» What is required:
Transcribe the data that follows precisely, omitting nothing.

» Information supplied:
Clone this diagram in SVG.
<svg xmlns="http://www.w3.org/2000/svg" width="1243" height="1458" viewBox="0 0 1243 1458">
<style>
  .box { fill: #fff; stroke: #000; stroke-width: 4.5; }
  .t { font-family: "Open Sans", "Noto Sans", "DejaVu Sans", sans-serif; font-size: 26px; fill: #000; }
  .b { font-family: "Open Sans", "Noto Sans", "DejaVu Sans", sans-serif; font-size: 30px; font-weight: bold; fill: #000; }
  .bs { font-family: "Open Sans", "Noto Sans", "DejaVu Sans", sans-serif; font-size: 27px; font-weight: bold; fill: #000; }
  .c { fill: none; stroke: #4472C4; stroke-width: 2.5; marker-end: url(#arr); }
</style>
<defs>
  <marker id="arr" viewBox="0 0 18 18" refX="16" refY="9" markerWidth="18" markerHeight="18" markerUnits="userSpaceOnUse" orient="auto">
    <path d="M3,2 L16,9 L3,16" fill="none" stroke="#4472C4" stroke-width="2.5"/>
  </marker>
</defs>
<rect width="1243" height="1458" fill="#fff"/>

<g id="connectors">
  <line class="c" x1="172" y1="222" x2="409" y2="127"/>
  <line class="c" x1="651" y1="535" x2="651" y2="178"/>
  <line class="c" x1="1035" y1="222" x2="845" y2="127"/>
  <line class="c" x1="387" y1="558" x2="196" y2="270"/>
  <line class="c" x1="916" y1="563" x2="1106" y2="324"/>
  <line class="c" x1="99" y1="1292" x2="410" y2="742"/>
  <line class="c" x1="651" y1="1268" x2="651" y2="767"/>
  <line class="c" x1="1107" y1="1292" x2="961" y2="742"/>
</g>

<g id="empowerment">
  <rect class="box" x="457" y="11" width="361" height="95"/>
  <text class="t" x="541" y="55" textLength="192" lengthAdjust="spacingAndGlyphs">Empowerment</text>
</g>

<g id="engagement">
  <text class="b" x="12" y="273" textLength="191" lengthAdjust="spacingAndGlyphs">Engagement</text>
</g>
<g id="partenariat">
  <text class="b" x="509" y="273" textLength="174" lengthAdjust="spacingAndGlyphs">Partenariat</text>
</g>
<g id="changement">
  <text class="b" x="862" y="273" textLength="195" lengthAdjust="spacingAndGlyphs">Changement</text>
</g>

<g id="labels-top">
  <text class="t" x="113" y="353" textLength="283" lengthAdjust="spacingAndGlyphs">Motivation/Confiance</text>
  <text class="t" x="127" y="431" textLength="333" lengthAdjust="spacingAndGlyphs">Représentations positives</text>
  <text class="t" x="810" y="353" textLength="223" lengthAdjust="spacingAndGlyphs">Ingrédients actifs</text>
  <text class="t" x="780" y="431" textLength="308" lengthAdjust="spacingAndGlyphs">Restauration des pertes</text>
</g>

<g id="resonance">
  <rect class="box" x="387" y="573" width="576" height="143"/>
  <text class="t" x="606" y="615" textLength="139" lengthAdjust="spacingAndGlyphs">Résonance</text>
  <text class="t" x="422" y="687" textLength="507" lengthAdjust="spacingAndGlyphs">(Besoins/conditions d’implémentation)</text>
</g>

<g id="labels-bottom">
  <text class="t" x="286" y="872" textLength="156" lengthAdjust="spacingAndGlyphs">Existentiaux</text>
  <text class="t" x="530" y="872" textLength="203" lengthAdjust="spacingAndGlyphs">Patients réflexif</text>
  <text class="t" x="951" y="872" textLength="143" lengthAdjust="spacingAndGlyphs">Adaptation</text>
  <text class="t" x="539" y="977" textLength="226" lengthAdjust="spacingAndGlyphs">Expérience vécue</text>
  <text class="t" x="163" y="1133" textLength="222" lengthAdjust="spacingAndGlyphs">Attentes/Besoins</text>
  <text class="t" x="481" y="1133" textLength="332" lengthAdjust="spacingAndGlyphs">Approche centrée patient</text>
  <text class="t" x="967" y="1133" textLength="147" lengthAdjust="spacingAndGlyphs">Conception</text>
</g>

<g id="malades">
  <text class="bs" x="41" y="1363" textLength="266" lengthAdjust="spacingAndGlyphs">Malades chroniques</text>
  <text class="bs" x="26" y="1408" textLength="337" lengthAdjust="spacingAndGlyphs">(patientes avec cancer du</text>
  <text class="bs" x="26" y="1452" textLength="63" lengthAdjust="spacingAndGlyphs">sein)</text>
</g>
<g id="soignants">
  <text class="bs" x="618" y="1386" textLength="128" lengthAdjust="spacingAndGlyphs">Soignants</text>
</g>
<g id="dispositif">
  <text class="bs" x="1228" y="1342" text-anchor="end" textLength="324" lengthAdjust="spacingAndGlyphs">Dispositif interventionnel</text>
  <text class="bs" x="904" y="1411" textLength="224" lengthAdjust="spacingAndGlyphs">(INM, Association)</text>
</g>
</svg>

» Exercise result:
Clone this diagram in SVG.
<svg xmlns="http://www.w3.org/2000/svg" width="1243" height="1458" viewBox="0 0 1243 1458">
<style>
  .box { fill: #fff; stroke: #000; stroke-width: 4.5; }
  .t { font-family: "Open Sans", "Noto Sans", "DejaVu Sans", sans-serif; font-size: 26px; fill: #000; }
  .b { font-family: "Open Sans", "Noto Sans", "DejaVu Sans", sans-serif; font-size: 30px; font-weight: bold; fill: #000; }
  .bs { font-family: "Open Sans", "Noto Sans", "DejaVu Sans", sans-serif; font-size: 27px; font-weight: bold; fill: #000; }
  .c { fill: none; stroke: #4472C4; stroke-width: 2.5; marker-end: url(#arr); }
</style>
<defs>
  <marker id="arr" viewBox="0 0 18 18" refX="16" refY="9" markerWidth="18" markerHeight="18" markerUnits="userSpaceOnUse" orient="auto">
    <path d="M3,2 L16,9 L3,16" fill="none" stroke="#4472C4" stroke-width="2.5"/>
  </marker>
</defs>
<rect width="1243" height="1458" fill="#fff"/>

<g id="connectors">
  <line class="c" x1="172" y1="222" x2="409" y2="127"/>
  <line class="c" x1="651" y1="535" x2="651" y2="178"/>
  <line class="c" x1="1035" y1="222" x2="845" y2="127"/>
  <line class="c" x1="387" y1="558" x2="196" y2="270"/>
  <line class="c" x1="916" y1="563" x2="1106" y2="324"/>
  <line class="c" x1="99" y1="1292" x2="410" y2="742"/>
  <line class="c" x1="651" y1="1268" x2="651" y2="767"/>
  <line class="c" x1="1107" y1="1292" x2="961" y2="742"/>
</g>

<g id="empowerment">
  <rect class="box" x="457" y="11" width="361" height="95"/>
  <text class="t" x="541" y="55" textLength="192" lengthAdjust="spacingAndGlyphs">Empowerment</text>
</g>

<g id="engagement">
  <text class="b" x="12" y="273" textLength="191" lengthAdjust="spacingAndGlyphs">Engagement</text>
</g>
<g id="partenariat">
  <text class="b" x="509" y="273" textLength="174" lengthAdjust="spacingAndGlyphs">Partenariat</text>
</g>
<g id="changement">
  <text class="b" x="862" y="273" textLength="195" lengthAdjust="spacingAndGlyphs">Changement</text>
</g>

<g id="labels-top">
  <text class="t" x="113" y="353" textLength="283" lengthAdjust="spacingAndGlyphs">Motivation/Confiance</text>
  <text class="t" x="127" y="431" textLength="333" lengthAdjust="spacingAndGlyphs">Représentations positives</text>
  <text class="t" x="810" y="353" textLength="223" lengthAdjust="spacingAndGlyphs">Ingrédients actifs</text>
  <text class="t" x="780" y="431" textLength="308" lengthAdjust="spacingAndGlyphs">Restauration des pertes</text>
</g>

<g id="resonance">
  <rect class="box" x="387" y="573" width="576" height="143"/>
  <text class="t" x="606" y="615" textLength="139" lengthAdjust="spacingAndGlyphs">Résonance</text>
  <text class="t" x="422" y="687" textLength="507" lengthAdjust="spacingAndGlyphs">(Besoins/conditions d’implémentation)</text>
</g>

<g id="labels-bottom">
  <text class="t" x="286" y="872" textLength="156" lengthAdjust="spacingAndGlyphs">Existentiaux</text>
  <text class="t" x="530" y="872" textLength="203" lengthAdjust="spacingAndGlyphs">Patients réflexif</text>
  <text class="t" x="951" y="872" textLength="143" lengthAdjust="spacingAndGlyphs">Adaptation</text>
  <text class="t" x="539" y="977" textLength="226" lengthAdjust="spacingAndGlyphs">Expérience vécue</text>
  <text class="t" x="163" y="1133" textLength="222" lengthAdjust="spacingAndGlyphs">Attentes/Besoins</text>
  <text class="t" x="481" y="1133" textLength="332" lengthAdjust="spacingAndGlyphs">Approche centrée patient</text>
  <text class="t" x="967" y="1133" textLength="147" lengthAdjust="spacingAndGlyphs">Conception</text>
</g>

<g id="malades">
  <text class="bs" x="41" y="1363" textLength="266" lengthAdjust="spacingAndGlyphs">Malades chroniques</text>
  <text class="bs" x="26" y="1408" textLength="337" lengthAdjust="spacingAndGlyphs">(patientes avec cancer du</text>
  <text class="bs" x="26" y="1452" textLength="63" lengthAdjust="spacingAndGlyphs">sein)</text>
</g>
<g id="soignants">
  <text class="bs" x="618" y="1386" textLength="128" lengthAdjust="spacingAndGlyphs">Soignants</text>
</g>
<g id="dispositif">
  <text class="bs" x="1228" y="1342" text-anchor="end" textLength="324" lengthAdjust="spacingAndGlyphs">Dispositif interventionnel</text>
  <text class="bs" x="904" y="1411" textLength="224" lengthAdjust="spacingAndGlyphs">(INM, Association)</text>
</g>
</svg>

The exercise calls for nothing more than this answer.